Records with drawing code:
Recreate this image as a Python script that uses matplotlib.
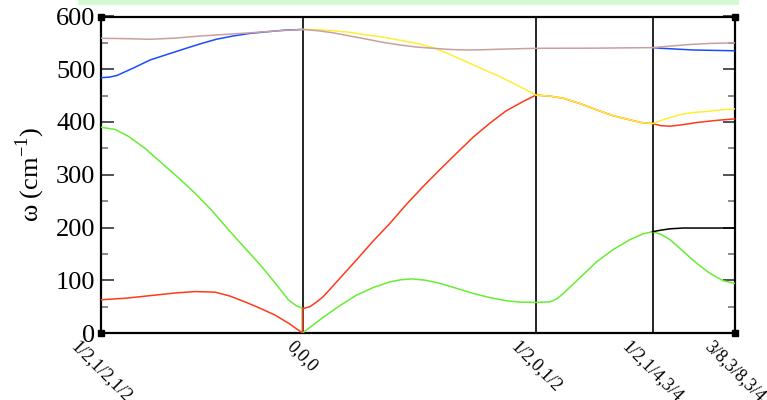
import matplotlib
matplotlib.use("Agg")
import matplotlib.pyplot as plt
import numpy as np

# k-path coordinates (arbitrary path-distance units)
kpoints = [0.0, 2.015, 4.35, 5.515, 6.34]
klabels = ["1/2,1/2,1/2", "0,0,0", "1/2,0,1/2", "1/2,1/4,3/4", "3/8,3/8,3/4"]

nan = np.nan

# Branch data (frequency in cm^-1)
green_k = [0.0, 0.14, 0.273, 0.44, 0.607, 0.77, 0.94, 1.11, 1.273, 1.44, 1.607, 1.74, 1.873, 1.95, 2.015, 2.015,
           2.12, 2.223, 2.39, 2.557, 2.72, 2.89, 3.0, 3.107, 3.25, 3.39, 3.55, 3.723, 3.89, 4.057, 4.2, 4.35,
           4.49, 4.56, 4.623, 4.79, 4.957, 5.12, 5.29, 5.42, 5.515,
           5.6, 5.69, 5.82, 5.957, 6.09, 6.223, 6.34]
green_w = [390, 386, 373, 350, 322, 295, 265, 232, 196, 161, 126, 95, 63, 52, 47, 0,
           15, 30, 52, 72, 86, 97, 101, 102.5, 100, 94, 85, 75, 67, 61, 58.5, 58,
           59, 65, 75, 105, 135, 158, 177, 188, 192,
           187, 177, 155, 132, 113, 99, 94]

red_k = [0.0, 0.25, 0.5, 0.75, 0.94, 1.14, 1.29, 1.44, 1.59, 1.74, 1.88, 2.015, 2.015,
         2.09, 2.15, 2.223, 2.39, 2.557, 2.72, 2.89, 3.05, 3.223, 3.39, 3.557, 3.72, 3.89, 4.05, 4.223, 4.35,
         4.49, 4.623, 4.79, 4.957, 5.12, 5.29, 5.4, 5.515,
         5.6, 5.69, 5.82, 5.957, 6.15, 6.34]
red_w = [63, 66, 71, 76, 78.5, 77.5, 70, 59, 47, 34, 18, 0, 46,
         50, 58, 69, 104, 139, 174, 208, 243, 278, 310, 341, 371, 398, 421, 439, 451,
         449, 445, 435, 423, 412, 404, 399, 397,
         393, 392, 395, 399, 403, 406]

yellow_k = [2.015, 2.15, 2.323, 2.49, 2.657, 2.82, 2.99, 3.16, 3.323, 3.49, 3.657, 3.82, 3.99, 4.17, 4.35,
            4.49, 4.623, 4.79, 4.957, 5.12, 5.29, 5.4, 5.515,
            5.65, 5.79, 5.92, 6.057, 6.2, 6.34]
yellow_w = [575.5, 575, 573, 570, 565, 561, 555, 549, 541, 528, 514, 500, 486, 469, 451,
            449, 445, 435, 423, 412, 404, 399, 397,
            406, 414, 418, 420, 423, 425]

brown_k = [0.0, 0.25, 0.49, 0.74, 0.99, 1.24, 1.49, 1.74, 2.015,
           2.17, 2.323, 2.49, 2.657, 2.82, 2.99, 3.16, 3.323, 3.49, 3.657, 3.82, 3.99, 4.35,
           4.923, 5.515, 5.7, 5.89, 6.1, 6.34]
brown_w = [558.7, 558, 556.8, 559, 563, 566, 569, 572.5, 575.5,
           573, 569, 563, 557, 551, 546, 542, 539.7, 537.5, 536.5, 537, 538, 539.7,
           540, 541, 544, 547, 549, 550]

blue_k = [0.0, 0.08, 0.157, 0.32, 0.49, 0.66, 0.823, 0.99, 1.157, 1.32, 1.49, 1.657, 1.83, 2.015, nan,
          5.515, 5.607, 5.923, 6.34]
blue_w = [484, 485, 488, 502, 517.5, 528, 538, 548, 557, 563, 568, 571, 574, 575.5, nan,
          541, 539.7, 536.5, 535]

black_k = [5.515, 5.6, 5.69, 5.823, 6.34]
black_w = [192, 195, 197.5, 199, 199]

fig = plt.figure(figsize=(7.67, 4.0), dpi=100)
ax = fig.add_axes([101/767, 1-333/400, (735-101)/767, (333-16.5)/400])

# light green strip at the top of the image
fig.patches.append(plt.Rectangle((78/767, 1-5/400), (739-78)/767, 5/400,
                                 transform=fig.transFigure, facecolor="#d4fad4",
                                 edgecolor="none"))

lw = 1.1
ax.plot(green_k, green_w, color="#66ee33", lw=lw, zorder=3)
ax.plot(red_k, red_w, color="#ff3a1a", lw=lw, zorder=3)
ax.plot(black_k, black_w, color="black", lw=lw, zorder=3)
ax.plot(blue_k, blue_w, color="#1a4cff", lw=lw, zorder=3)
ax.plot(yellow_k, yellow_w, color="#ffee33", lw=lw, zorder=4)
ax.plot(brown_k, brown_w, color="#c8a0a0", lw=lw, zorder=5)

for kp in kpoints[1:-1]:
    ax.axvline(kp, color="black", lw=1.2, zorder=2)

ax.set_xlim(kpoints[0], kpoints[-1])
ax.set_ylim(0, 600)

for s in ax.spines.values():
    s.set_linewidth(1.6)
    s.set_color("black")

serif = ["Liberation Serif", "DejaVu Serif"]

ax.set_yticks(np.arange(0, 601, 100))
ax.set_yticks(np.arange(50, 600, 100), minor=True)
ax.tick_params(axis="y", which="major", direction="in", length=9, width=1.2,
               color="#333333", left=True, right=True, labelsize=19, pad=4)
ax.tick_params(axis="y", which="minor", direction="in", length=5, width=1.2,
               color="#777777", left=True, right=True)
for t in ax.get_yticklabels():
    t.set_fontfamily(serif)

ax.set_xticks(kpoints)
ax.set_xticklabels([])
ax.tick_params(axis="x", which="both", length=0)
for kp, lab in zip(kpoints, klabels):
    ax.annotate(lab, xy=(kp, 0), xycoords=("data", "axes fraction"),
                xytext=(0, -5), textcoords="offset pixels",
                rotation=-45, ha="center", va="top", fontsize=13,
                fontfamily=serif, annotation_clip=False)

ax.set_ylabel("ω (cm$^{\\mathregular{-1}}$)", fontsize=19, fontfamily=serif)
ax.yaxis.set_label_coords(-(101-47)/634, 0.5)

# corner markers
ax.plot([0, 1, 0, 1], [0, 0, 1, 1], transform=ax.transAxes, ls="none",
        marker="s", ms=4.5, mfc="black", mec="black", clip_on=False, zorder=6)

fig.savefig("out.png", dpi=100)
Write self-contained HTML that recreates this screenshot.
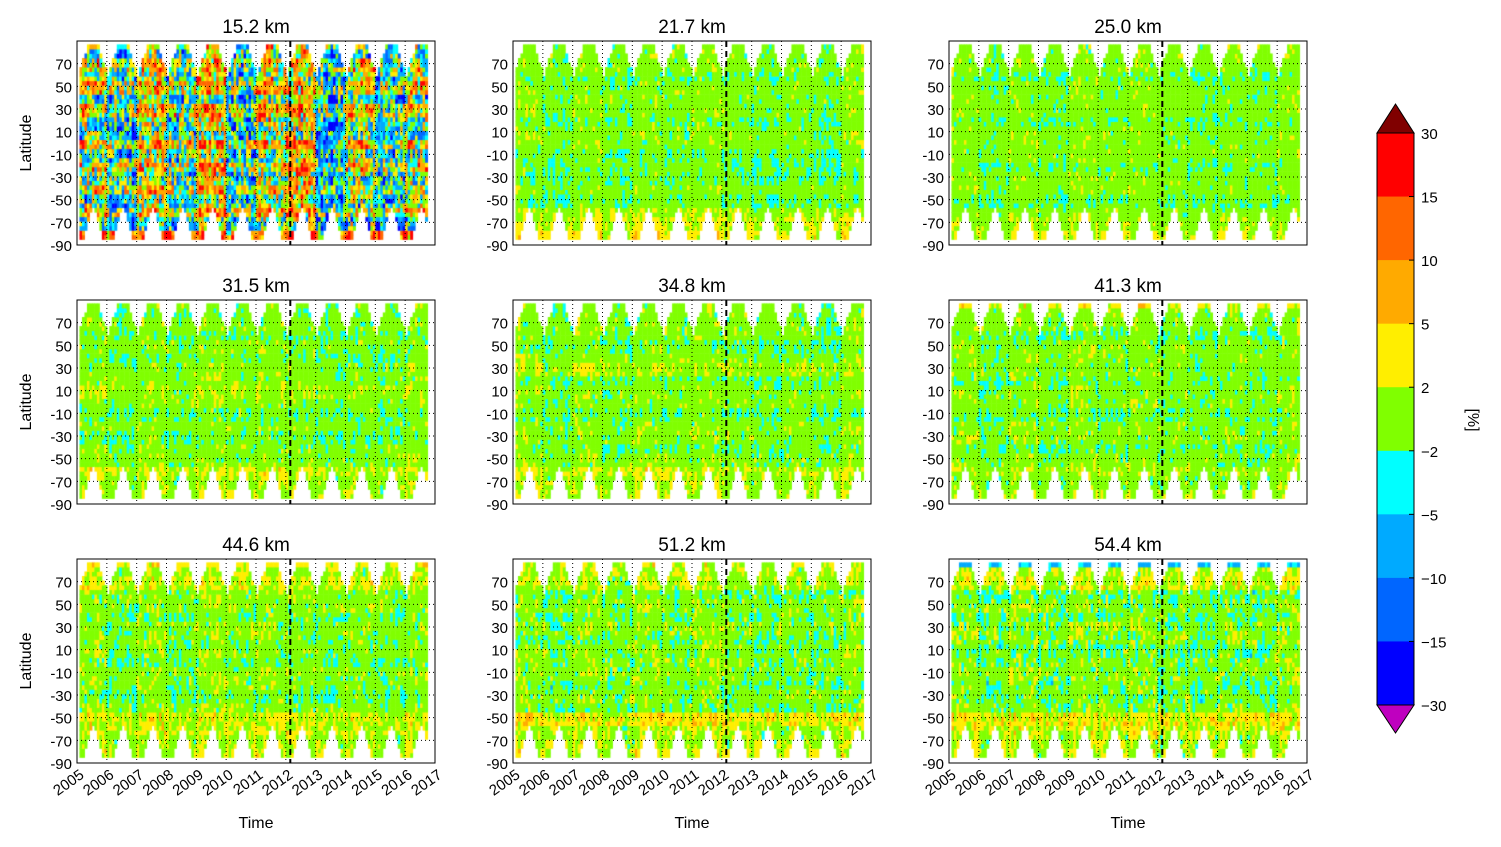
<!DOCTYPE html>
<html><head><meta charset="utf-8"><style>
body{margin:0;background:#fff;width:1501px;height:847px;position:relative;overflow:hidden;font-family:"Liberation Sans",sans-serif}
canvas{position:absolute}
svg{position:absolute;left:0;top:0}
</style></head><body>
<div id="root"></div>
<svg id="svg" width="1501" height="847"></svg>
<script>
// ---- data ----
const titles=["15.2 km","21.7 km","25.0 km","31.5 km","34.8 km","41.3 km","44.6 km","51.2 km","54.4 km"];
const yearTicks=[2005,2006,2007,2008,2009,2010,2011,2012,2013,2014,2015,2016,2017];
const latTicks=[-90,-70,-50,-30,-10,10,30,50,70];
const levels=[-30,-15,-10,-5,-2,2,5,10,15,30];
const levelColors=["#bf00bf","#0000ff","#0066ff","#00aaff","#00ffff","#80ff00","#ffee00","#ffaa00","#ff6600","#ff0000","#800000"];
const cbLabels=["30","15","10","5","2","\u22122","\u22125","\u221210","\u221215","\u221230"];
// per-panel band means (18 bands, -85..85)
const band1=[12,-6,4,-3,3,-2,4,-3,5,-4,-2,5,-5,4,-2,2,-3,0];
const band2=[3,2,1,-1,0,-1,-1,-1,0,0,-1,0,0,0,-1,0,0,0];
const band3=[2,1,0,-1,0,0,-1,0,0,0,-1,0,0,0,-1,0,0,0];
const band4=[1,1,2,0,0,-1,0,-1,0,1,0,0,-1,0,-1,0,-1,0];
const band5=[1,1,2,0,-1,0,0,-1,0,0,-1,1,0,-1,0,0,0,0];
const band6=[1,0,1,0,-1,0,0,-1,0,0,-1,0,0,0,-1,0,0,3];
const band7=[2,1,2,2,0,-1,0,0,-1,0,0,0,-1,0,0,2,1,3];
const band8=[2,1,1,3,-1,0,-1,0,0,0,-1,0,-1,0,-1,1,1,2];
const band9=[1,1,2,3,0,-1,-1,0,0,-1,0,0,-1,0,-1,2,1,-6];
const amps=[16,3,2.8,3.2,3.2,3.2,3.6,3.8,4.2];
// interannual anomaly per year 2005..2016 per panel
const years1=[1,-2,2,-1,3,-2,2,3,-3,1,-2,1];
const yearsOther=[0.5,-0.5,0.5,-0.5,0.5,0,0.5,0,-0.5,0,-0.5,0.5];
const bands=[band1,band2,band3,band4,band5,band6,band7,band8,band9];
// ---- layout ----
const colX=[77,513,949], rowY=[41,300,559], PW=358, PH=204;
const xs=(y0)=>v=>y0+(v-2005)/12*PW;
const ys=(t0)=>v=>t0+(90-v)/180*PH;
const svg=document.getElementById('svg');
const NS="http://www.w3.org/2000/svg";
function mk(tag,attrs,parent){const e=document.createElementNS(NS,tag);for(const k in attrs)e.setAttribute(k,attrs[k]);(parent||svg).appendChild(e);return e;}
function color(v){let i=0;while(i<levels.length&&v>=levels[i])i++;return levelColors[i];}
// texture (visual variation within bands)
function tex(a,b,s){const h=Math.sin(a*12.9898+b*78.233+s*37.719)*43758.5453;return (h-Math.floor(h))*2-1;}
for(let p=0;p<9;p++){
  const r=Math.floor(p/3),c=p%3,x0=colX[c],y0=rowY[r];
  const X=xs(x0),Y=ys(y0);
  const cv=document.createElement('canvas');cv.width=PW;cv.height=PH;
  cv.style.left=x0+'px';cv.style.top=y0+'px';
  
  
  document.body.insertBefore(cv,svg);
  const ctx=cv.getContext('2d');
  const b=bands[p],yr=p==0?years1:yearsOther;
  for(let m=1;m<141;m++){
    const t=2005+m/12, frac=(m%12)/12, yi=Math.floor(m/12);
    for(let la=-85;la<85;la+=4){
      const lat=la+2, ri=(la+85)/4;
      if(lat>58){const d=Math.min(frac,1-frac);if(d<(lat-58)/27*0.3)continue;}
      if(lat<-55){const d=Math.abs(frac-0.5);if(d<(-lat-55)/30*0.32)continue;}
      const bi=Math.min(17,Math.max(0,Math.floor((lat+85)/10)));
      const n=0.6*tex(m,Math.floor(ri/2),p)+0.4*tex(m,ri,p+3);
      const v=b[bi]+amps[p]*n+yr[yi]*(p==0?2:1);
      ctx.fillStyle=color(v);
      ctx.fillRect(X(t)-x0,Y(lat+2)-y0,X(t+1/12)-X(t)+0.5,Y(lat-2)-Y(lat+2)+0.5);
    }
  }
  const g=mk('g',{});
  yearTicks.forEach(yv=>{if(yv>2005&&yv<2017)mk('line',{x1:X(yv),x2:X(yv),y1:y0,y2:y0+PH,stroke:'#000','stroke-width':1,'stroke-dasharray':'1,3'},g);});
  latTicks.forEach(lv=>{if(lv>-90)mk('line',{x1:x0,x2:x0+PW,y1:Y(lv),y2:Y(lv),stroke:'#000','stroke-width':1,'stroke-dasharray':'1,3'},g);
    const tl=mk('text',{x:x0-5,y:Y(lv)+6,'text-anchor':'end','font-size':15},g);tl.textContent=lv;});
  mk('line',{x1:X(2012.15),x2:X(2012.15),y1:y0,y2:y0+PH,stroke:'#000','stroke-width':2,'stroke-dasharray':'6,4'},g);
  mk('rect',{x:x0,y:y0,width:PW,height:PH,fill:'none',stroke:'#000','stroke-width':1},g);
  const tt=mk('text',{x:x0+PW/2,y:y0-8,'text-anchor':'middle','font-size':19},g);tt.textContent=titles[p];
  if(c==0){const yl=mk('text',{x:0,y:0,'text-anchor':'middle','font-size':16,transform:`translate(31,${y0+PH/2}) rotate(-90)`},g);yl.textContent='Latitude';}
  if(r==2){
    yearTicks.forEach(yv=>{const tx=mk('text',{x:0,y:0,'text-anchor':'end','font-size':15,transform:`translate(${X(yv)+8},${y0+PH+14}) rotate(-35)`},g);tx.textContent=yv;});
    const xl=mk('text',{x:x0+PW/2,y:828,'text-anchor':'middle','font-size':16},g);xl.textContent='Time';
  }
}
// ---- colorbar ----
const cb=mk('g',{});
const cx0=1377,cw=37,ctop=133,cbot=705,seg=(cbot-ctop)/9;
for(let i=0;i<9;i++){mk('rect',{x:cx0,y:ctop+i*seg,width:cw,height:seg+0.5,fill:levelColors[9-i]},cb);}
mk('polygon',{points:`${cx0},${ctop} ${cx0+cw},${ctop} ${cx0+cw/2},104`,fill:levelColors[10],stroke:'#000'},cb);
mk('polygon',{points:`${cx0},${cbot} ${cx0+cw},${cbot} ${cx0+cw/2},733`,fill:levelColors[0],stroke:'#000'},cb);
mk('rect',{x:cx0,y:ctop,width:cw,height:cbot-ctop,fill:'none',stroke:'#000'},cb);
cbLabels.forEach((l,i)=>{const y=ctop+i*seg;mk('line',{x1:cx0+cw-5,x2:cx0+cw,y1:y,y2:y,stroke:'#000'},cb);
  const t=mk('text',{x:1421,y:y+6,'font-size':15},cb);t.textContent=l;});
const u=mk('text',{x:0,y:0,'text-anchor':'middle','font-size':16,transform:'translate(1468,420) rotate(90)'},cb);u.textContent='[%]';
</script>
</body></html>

## [What you are asked to do]
Transcribe exactly, please, the lines between the start of the records above and the line holding "187, 177, 155, 132, 113, 99, 94]", counting both of those lines and omitting pictures.

## [Output below]
Recreate this image as a Python script that uses matplotlib.
import matplotlib
matplotlib.use("Agg")
import matplotlib.pyplot as plt
import numpy as np

# k-path coordinates (arbitrary path-distance units)
kpoints = [0.0, 2.015, 4.35, 5.515, 6.34]
klabels = ["1/2,1/2,1/2", "0,0,0", "1/2,0,1/2", "1/2,1/4,3/4", "3/8,3/8,3/4"]

nan = np.nan

# Branch data (frequency in cm^-1)
green_k = [0.0, 0.14, 0.273, 0.44, 0.607, 0.77, 0.94, 1.11, 1.273, 1.44, 1.607, 1.74, 1.873, 1.95, 2.015, 2.015,
           2.12, 2.223, 2.39, 2.557, 2.72, 2.89, 3.0, 3.107, 3.25, 3.39, 3.55, 3.723, 3.89, 4.057, 4.2, 4.35,
           4.49, 4.56, 4.623, 4.79, 4.957, 5.12, 5.29, 5.42, 5.515,
           5.6, 5.69, 5.82, 5.957, 6.09, 6.223, 6.34]
green_w = [390, 386, 373, 350, 322, 295, 265, 232, 196, 161, 126, 95, 63, 52, 47, 0,
           15, 30, 52, 72, 86, 97, 101, 102.5, 100, 94, 85, 75, 67, 61, 58.5, 58,
           59, 65, 75, 105, 135, 158, 177, 188, 192,
           187, 177, 155, 132, 113, 99, 94]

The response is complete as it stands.